Di tembok sendang Jimbung sendiri saat ini tertulis kalimat berupa
pemberitahuan, yang berbunyi: “SENDANG INI BUKAN TEMPAT PEMUSRIKAN”. Namun tetap saja masih terlihat adanya bekas tanda-tanda yang digunakan memuja penunggu ‘Sendang Jimbung’.
Tanda-tanda bekas pemujaan tersebut terlihat ada segelas air putih yang
didalamnya berisi kembang setamn, kemenyan Jawa yang telah dibakar serta
sebungkus kain kafan putih. Entah apa yang ada di dalam bungkusan kain
kafan putih tersebut. Setidaknya pemandangan tersebut membuktikan bahwa
sendang satu ini memang benar-benar tempat memuja roh kegelapan.
Penasaran dengan sosok yang disebut Eyang Poleng, Misteri mencoba
mendatangi salah satu sesepuh warga di sana, yakni Bapak Projo Sugito.
Lelaki ini mantan Kepala Desa dua periode. Misteri disambut dengan
hangat olehnya.
Menurut Pak Projo, demikian panggilan akrab mantan Kades itu, Eyang
Poleng adalah sosok sakti pada masa kerajaan Mataram. Dia juga sosok
yang disegani oleh pihak kerajaan Mataram. Setiap kerajaan Mataram
mengalami pergolakan, maka Eyang Poleng tersebut pasti dilibatkan.
Panggilan ketika mudanya adalah Joko Poleng.
Salah satu kesaktiannya adalah mampu mengubah dirinya dalam bentuk
apapun, tak terkecuali menjadi seekor bulus.
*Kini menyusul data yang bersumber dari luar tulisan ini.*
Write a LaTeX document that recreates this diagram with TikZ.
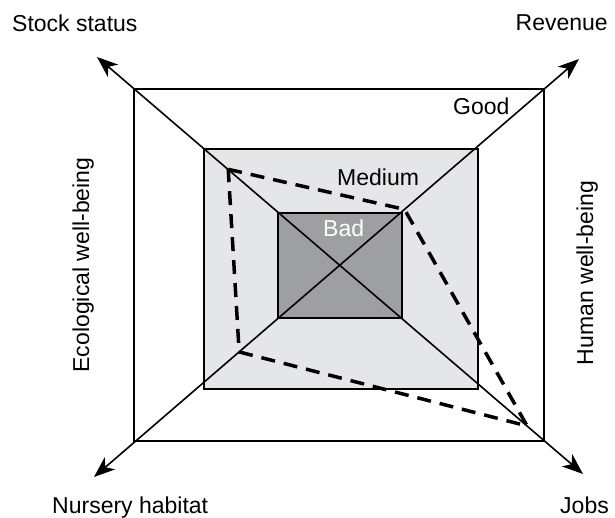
\documentclass[tikz,border=0pt]{standalone}
\usepackage{fontspec}
\setmainfont{Liberation Sans}
\usetikzlibrary{arrows.meta,calc}
\definecolor{mediumgray}{RGB}{229,230,231}
\definecolor{badgray}{RGB}{158,159,161}
\tikzset{
  axis/.style={line width=1.6pt,{Stealth[length=21pt,width=16pt,inset=6pt]}-{Stealth[length=21pt,width=16pt,inset=6pt]}},
  frame/.style={line width=1.8pt},
  score/.style={line width=3.5pt,dash pattern=on 14pt off 9pt},
  lbl/.style={font=\fontsize{23}{27}\selectfont,inner sep=0pt},
}
\begin{document}
\begin{tikzpicture}[x=1pt,y=-1pt]
\useasboundingbox (0,0) rectangle (615,518);
\coordinate (O) at (340,265);
\coordinate (SS) at (97,57);
\coordinate (R) at (579,59);
\coordinate (J) at (583,474);
\coordinate (NH) at (94,477);
\draw[frame] (134,89) rectangle (544,441);
\draw[frame,fill=mediumgray] (204,149) rectangle (478,389);
\draw[frame,fill=badgray] (278,213) rectangle (402,318);
\draw[axis] (SS) -- (J);
\draw[axis] (NH) -- (R);
\coordinate (s1) at ($(O)!0.46!(SS)$);
\coordinate (s2) at ($(O)!0.27!(R)$);
\coordinate (s3) at ($(O)!0.77!(J)$);
\coordinate (s4) at ($(O)!0.41!(NH)$);
\draw[score] (s1) -- (s2) -- (s3) -- (s4) -- cycle;
\node[lbl,anchor=base west] (stock) at (12,32) {Stock status};
\node[lbl,anchor=base east] (rev) at (608,31) {Revenue};
\node[lbl,anchor=base west] (nursery) at (52,513) {Nursery habitat};
\node[lbl,anchor=base east] (jobs) at (609,513) {Jobs};
\node[lbl,anchor=base,rotate=90] (eco) at (89,265) {Ecological well-being};
\node[lbl,anchor=base,rotate=90] (human) at (593,273) {Human well-being};
\node[lbl,anchor=base west] (good) at (453,115) {Good};
\node[lbl,anchor=base west] (medium) at (337,186) {Medium};
\node[lbl,anchor=base west,white] (bad) at (323,237) {Bad};
\end{tikzpicture}
\end{document}
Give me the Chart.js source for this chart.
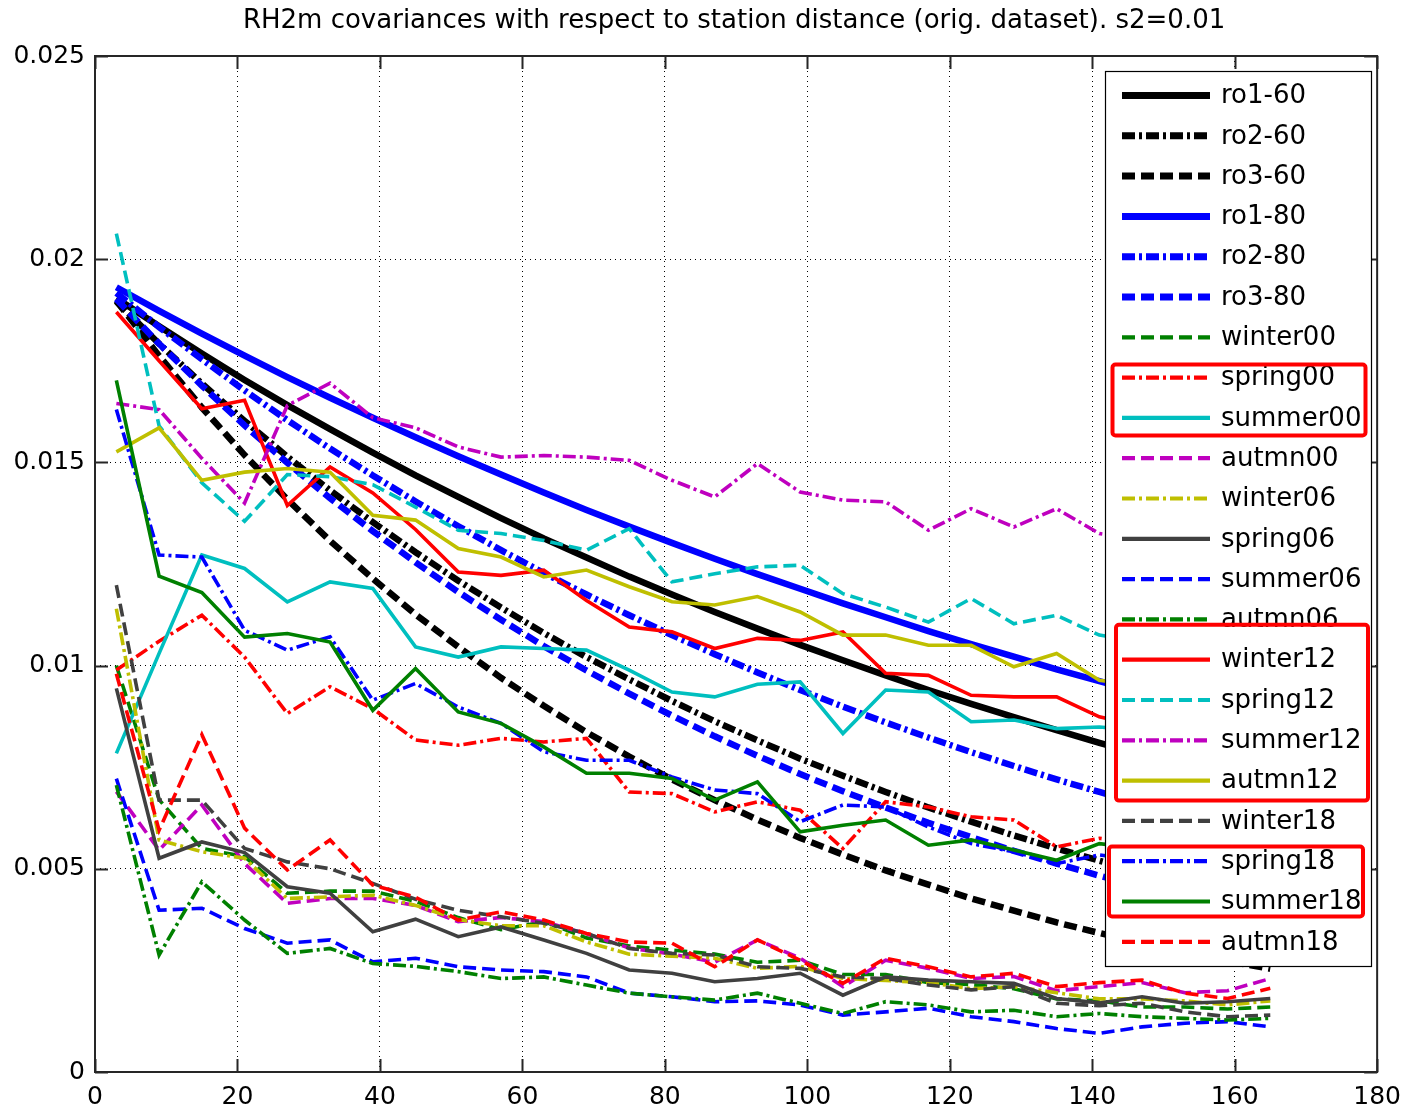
<!DOCTYPE html>
<html><head><meta charset="utf-8">
<script src="https://cdn.jsdelivr.net/npm/chart.js@4/dist/chart.umd.min.js"></script>
<style>html,body{margin:0;padding:0;background:#fff}#wrap{width:1411px;height:1111px;position:relative}</style>
</head><body><div id="wrap"><canvas id="c" width="1411" height="1111"></canvas></div>
<script>
// ---------- DATA ----------
const titleText = 'RH2m covariances with respect to station distance (orig. dataset). s2=0.01';
const xValues = [3,9,15,21,27,33,39,45,51,57,63,69,75,81,87,93,99,105,111,117,123,129,135,141,147,153,159,165];
const xTickValues = [0,20,40,60,80,100,120,140,160,180];
const yTickValues = [0,0.005,0.01,0.015,0.02,0.025];
const yTickLabels = ['0','0.005','0.01','0.015','0.02','0.025'];

const ro1_60 = [0.01904,0.01835,0.01768,0.01703,0.01641,0.01582,0.01524,0.01468,0.01415,0.01363,0.01313,0.01266,0.01219,0.01175,0.01132,0.01091,0.01051,0.01013,0.00976,0.00940,0.00906,0.00873,0.00841,0.00810,0.00781,0.00752,0.00725,0.00698];
const ro2_60 = [0.01896,0.01792,0.01694,0.01602,0.01514,0.01431,0.01353,0.01279,0.01209,0.01143,0.01080,0.01021,0.00966,0.00913,0.00863,0.00816,0.00771,0.00729,0.00689,0.00651,0.00616,0.00582,0.00550,0.00520,0.00492,0.00465,0.00439,0.00415];
const ro3_60 = [0.01898,0.01762,0.01635,0.01518,0.01409,0.01307,0.01214,0.01126,0.01046,0.00970,0.00901,0.00836,0.00776,0.00720,0.00669,0.00621,0.00576,0.00535,0.00496,0.00461,0.00427,0.00397,0.00368,0.00342,0.00317,0.00294,0.00273,0.00254];
const ro1_80 = [0.01931,0.01873,0.01817,0.01763,0.01710,0.01659,0.01610,0.01562,0.01515,0.01470,0.01426,0.01383,0.01342,0.01302,0.01263,0.01225,0.01189,0.01153,0.01119,0.01085,0.01053,0.01022,0.00991,0.00962,0.00933,0.00905,0.00878,0.00852];
const ro2_80 = [0.01917,0.01833,0.01754,0.01677,0.01604,0.01534,0.01468,0.01404,0.01343,0.01284,0.01228,0.01175,0.01124,0.01075,0.01028,0.00983,0.00940,0.00899,0.00860,0.00823,0.00787,0.00753,0.00720,0.00689,0.00659,0.00630,0.00603,0.00576];
const ro3_80 = [0.01902,0.01792,0.01689,0.01591,0.01499,0.01412,0.01331,0.01254,0.01181,0.01113,0.01048,0.00988,0.00931,0.00877,0.00826,0.00778,0.00733,0.00691,0.00651,0.00613,0.00578,0.00544,0.00513,0.00483,0.00455,0.00429,0.00404,0.00381];
const winter00 = [0.0100,0.0067,0.0055,0.0053,0.0044,0.00445,0.00445,0.0042,0.0038,0.0035,0.0037,0.0033,0.0031,0.0030,0.0029,0.0027,0.00275,0.0024,0.0024,0.0022,0.00215,0.00205,0.0018,0.00175,0.0016,0.0016,0.00155,0.0016];
const spring00 = [0.00989,0.0106,0.01124,0.01021,0.00882,0.00948,0.00894,0.00817,0.00804,0.00821,0.00812,0.00821,0.00689,0.00685,0.0064,0.00665,0.00644,0.0055,0.00665,0.00652,0.00628,0.0062,0.00554,0.00575,0.0056,0.0055,0.0054,0.0053];
const summer00 = [0.00784,0.0103,0.01272,0.01239,0.01157,0.01206,0.0119,0.01046,0.01021,0.01046,0.01042,0.01038,0.00989,0.00935,0.00923,0.00954,0.0096,0.00833,0.0094,0.00935,0.00862,0.00866,0.00845,0.00849,0.0084,0.0083,0.0082,0.0081];
const autmn00 = [0.0069,0.00546,0.00657,0.00513,0.00415,0.00427,0.00427,0.0041,0.0037,0.0038,0.0037,0.0034,0.00305,0.0029,0.0027,0.00325,0.0028,0.0021,0.00275,0.00255,0.0023,0.00235,0.0020,0.0021,0.0022,0.00195,0.0020,0.0023];
const winter06 = [0.0114,0.00571,0.00542,0.00526,0.00427,0.00431,0.00435,0.0041,0.00375,0.0036,0.0036,0.0032,0.0029,0.00285,0.0028,0.00255,0.0026,0.0023,0.00225,0.0022,0.00205,0.0021,0.00195,0.0018,0.0018,0.00175,0.00165,0.00175];
const spring06 = [0.00944,0.00526,0.00566,0.0054,0.00456,0.0044,0.00345,0.00376,0.00333,0.00357,0.00325,0.00292,0.00251,0.00243,0.00222,0.0023,0.00243,0.00189,0.00234,0.00226,0.00222,0.00218,0.00181,0.0017,0.00185,0.00169,0.00173,0.00181];
const summer06 = [0.00722,0.00398,0.00403,0.00353,0.00317,0.00325,0.00271,0.0028,0.00259,0.00251,0.00247,0.00234,0.00194,0.00185,0.00173,0.00175,0.00165,0.0014,0.00148,0.00157,0.00136,0.00124,0.00107,0.00095,0.00111,0.0012,0.00124,0.00111];
const autmn06 = [0.00706,0.00288,0.00468,0.00374,0.00292,0.00304,0.00267,0.0026,0.00247,0.0023,0.00234,0.00214,0.00194,0.00185,0.00177,0.00194,0.00169,0.00144,0.00173,0.00165,0.00148,0.00152,0.00136,0.00144,0.00136,0.00132,0.00128,0.00132];
const winter12 = [0.0187,0.0175,0.01632,0.01653,0.01394,0.01489,0.01425,0.01335,0.0123,0.01222,0.01235,0.0116,0.01095,0.01083,0.01042,0.01067,0.01062,0.01083,0.00981,0.00976,0.00927,0.00923,0.00923,0.00874,0.0085,0.0083,0.0082,0.0080];
const spring12 = [0.02063,0.0159,0.0145,0.01355,0.0147,0.01465,0.01445,0.0139,0.01333,0.01325,0.01308,0.01284,0.01337,0.01206,0.01226,0.01243,0.01247,0.01177,0.01144,0.01107,0.01165,0.01103,0.01124,0.01075,0.0106,0.0105,0.0104,0.0102];
const summer12 = [0.01645,0.0163,0.0151,0.0140,0.0164,0.01695,0.0161,0.01585,0.01538,0.01513,0.01517,0.01513,0.01505,0.01456,0.01415,0.01497,0.01427,0.01407,0.01403,0.01333,0.01386,0.01341,0.01386,0.01325,0.0131,0.0130,0.0129,0.0128];
const autmn12 = [0.01526,0.01585,0.01456,0.01476,0.01485,0.01476,0.0137,0.01358,0.01288,0.01267,0.01218,0.01235,0.01194,0.01157,0.01149,0.0117,0.01132,0.01075,0.01075,0.0105,0.0105,0.00997,0.0103,0.00964,0.0095,0.0094,0.0093,0.0092];
const winter18 = [0.01198,0.00669,0.00669,0.0055,0.00517,0.0050,0.00464,0.00425,0.00398,0.00382,0.00366,0.00341,0.00304,0.00292,0.00288,0.00259,0.00255,0.00234,0.0023,0.00214,0.00202,0.0021,0.00169,0.00163,0.00169,0.00148,0.00136,0.0014];
const spring18 = [0.0163,0.01272,0.01267,0.01087,0.01038,0.01071,0.00915,0.00956,0.00898,0.00858,0.00788,0.00767,0.00767,0.00726,0.00694,0.00685,0.00616,0.00657,0.00652,0.00603,0.00562,0.00542,0.00513,0.00534,0.0052,0.0051,0.0050,0.0049];
const summer18 = [0.01702,0.0122,0.0118,0.0107,0.01079,0.01058,0.0089,0.00993,0.00886,0.00858,0.0080,0.00735,0.00735,0.00722,0.00669,0.00714,0.00591,0.00607,0.0062,0.00558,0.00571,0.00546,0.00521,0.00562,0.0055,0.0054,0.0053,0.0052];
const autmn18 = [0.0098,0.00595,0.0083,0.0060,0.00497,0.00571,0.0046,0.0043,0.00374,0.00394,0.00374,0.00341,0.0032,0.00317,0.00259,0.00325,0.00275,0.00218,0.0028,0.00259,0.00234,0.00243,0.0021,0.0022,0.00226,0.00194,0.00181,0.00206];

const seriesLabels = ['ro1-60','ro2-60','ro3-60','ro1-80','ro2-80','ro3-80','winter00','spring00','summer00','autmn00','winter06','spring06','summer06','autmn06','winter12','spring12','summer12','autmn12','winter18','spring18','summer18','autmn18'];
const seriesValues = [ro1_60,ro2_60,ro3_60,ro1_80,ro2_80,ro3_80,winter00,spring00,summer00,autmn00,winter06,spring06,summer06,autmn06,winter12,spring12,summer12,autmn12,winter18,spring18,summer18,autmn18];

// ---------- STYLE ----------
const K='#000000', B='#0000FF', G='#008000', R='#FF0000', C='#00BFBF', M='#BF00BF', Y='#BFBF00', D='#404040';
const seriesColors = [K,K,K,B,B,B,G,R,C,M,Y,D,B,G,R,C,M,Y,D,B,G,R];
const seriesStyles = ['-','-.','--','-','-.','--','--','-.','-','--','-.','-','--','-.','-','--','-.','-','--','-.','-','--'];
const seriesWidths = [6.5,6.5,6.5,6.5,6.5,6.5,3.6,3.6,3.6,3.6,3.6,3.6,3.6,3.6,3.6,3.6,3.6,3.6,3.6,3.6,3.6,3.6];
const dashFor = {'-':[], '--':[13,6], '-.':[13,4,3,4]};
const legendBox = {left:1105, top:71, right:1371, bottom:966, firstRow:24.5, rowStep:40.3, lineX1:1122, lineX2:1210, textX:1221};
const highlightBoxes = [
  {from:7, to:8, dx1:7.5, dx2:-5.5, dTop:-13, dBot:17.5},
  {from:14, to:17, dx1:11, dx2:-3, dTop:-35, dBot:20},
  {from:19, to:20, dx1:4, dx2:-8, dTop:-14.7, dBot:15}
];
const FONT = 'DejaVu Sans, sans-serif';

const N = seriesLabels.length;
const datasets = seriesLabels.map((lab, i) => ({
  label: lab,
  data: xValues.map((x, j) => ({x: x, y: seriesValues[i][j]})),
  borderColor: seriesColors[i],
  backgroundColor: seriesColors[i],
  borderWidth: seriesWidths[i],
  borderDash: dashFor[seriesStyles[i]],
  borderCapStyle: 'butt',
  borderJoinStyle: 'miter',
  pointRadius: 0,
  tension: 0,
  fill: false,
  order: N - 1 - i
}));

const titlePlugin = {
  id: 'mtitle',
  afterDraw(chart) {
    const ctx = chart.ctx, a = chart.chartArea;
    ctx.save();
    ctx.font = '26px ' + FONT;
    ctx.fillStyle = '#000';
    ctx.textAlign = 'center';
    ctx.textBaseline = 'middle';
    ctx.fillText(titleText, (a.left + a.right) / 2 - 2, 21);
    ctx.restore();
  }
};

const framePlugin = {
  id: 'frame',
  afterDatasetsDraw(chart) {
    const ctx = chart.ctx, a = chart.chartArea;
    const xs = chart.scales.x, ys = chart.scales.y;
    ctx.save();
    ctx.strokeStyle = '#262626';
    ctx.lineWidth = 2;
    ctx.setLineDash([]);
    ctx.beginPath();
    xTickValues.forEach(v => {
      const px = Math.round(xs.getPixelForValue(v)) + 0.5;
      ctx.moveTo(px, a.bottom); ctx.lineTo(px, a.bottom - 13);
      ctx.moveTo(px, a.top); ctx.lineTo(px, a.top + 13);
    });
    yTickValues.forEach(v => {
      const py = Math.round(ys.getPixelForValue(v)) + 0.5;
      ctx.moveTo(a.left, py); ctx.lineTo(a.left + 13, py);
      ctx.moveTo(a.right, py); ctx.lineTo(a.right - 13, py);
    });
    ctx.stroke();
    ctx.strokeRect(a.left, a.top, a.right - a.left, a.bottom - a.top);
    ctx.restore();
  }
};

const legendPlugin = {
  id: 'mlegend',
  afterDraw(chart) {
    const ctx = chart.ctx, L = legendBox;
    const rowY = i => L.top + L.firstRow + i * L.rowStep;
    ctx.save();
    ctx.fillStyle = '#fff';
    ctx.fillRect(L.left, L.top, L.right - L.left, L.bottom - L.top);
    ctx.strokeStyle = '#000';
    ctx.lineWidth = 1.2;
    ctx.setLineDash([]);
    ctx.strokeRect(L.left + 0.5, L.top + 0.5, L.right - L.left, L.bottom - L.top);
    chart.data.datasets.forEach((ds, i) => {
      const y = rowY(i);
      ctx.strokeStyle = ds.borderColor;
      ctx.lineWidth = ds.borderWidth >= 6 ? 7 : 4.2;
      ctx.lineCap = 'butt';
      ctx.setLineDash(ds.borderDash || []);
      ctx.beginPath();
      ctx.moveTo(L.lineX1, y);
      ctx.lineTo(L.lineX2, y);
      ctx.stroke();
      ctx.setLineDash([]);
      ctx.fillStyle = '#000';
      ctx.font = '26px ' + FONT;
      ctx.textAlign = 'left';
      ctx.textBaseline = 'middle';
      ctx.fillText(ds.label, L.textX, y + 1);
    });
    ctx.strokeStyle = '#FF0000';
    ctx.lineWidth = 4;
    ctx.lineJoin = 'round';
    highlightBoxes.forEach(h => {
      const x1 = L.left + h.dx1, x2 = L.right + h.dx2;
      const y1 = rowY(h.from) + h.dTop, y2 = rowY(h.to) + h.dBot;
      ctx.beginPath();
      ctx.roundRect(x1, y1, x2 - x1, y2 - y1, 3);
      ctx.stroke();
    });
    ctx.restore();
  }
};

new Chart(document.getElementById('c'), {
  type: 'line',
  data: { datasets },
  options: {
    responsive: false,
    animation: false,
    devicePixelRatio: 1,
    layout: { padding: { left: 0, top: 56, right: 29, bottom: 0 } },
    plugins: { legend: { display: false }, title: { display: false }, tooltip: { enabled: false } },
    scales: {
      x: {
        type: 'linear', min: 0, max: 180,
        afterBuildTicks: s => { s.ticks = xTickValues.map(v => ({value: v})); },
        afterFit: s => { s.height = 39; },
        ticks: { color: '#000', font: { family: FONT, size: 25 }, padding: 10, maxRotation: 0, autoSkip: false },
        grid: { color: '#000', lineWidth: 1, drawTicks: false },
        border: { display: false, dash: [1, 4] }
      },
      y: {
        type: 'linear', min: 0, max: 0.025,
        afterBuildTicks: s => { s.ticks = yTickValues.map(v => ({value: v})); },
        afterFit: s => { s.width = 95; },
        ticks: { color: '#000', font: { family: FONT, size: 25 }, padding: 10, autoSkip: false,
                 callback: (v, i) => yTickLabels[i] },
        grid: { color: '#000', lineWidth: 1, drawTicks: false },
        border: { display: false, dash: [1, 4] }
      }
    }
  },
  plugins: [titlePlugin, framePlugin, legendPlugin]
});
</script></body></html>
Mitos menyebutkan ia
merupakan salah satu sosok yang disayangi oleh Nyi Roro Kidul, Ratu
Pantai Selatan. Dengan demikian tidak aneh bila ia memiliki kesaktian
yang tiada tara, bahkan bisa juga Eyang Poleng masuk dalam kategori
manusia setengah siluman.
Awalnya, sebelum ia masuk dalam jajaran orang sakti di bumi Mataram,
Joko Poleng adalah seorang pengembara. Dalam pengembaraannya ia hanya
seorang diri. Dikisahkan, suatu ketika dalam perjalanan ia diundang
sekelompok perampok di tengah hutan belantara di tenga-tengah rawa yang
saat itu masih sunyi senyap yaitu Rawa Jombor.
Para perampok tersebut hendak merampas barang-barang yang dibawa Joko
Poleng. Namun mereka dapat dikalahkan oleh sang pengembara tadi. Sejak
saat itulah Joko Poleng menetap di daerah Rawa Jombor, tepatnya di dukuh
Jimbung.
“Ketika hendak menetap di Jimbung merasa ada yang kurang yaitu tempat
mandi, maka ia membuat sendang. Kemudian sendang tersebut digunakan
untuk mandi Joko Poleng dan sendang itulah yang oleh warga sekitar
disebut dengan Sendang Jimbung,” cerita Pak Projo lebih jauh.
Sejak saat itu ia menetap di daerah yang kala itu masih sunyi belum
banyak penghuninya. Yang menarik, Joko Poleng tiap malam Jum’at Kliwon
melakukan tirakat dengan cara berendam atau kungkum di sendang.
Setiap kali tirakat ia lebih suka merubah bentuk menjadi seekor bulus.
Dengan maksud agar tidak terganggu oleh orang yang melihat. Sampai suatu
ketika ada salah seorang yang melihat dirinya sedfng tirakat berendam.
Tetapi menurut pandangan orang ketika itu ia melihat seluruh tubuh Joko
Poleng berwarna belang-belang dengan bentuk menyerupai kulit bulus.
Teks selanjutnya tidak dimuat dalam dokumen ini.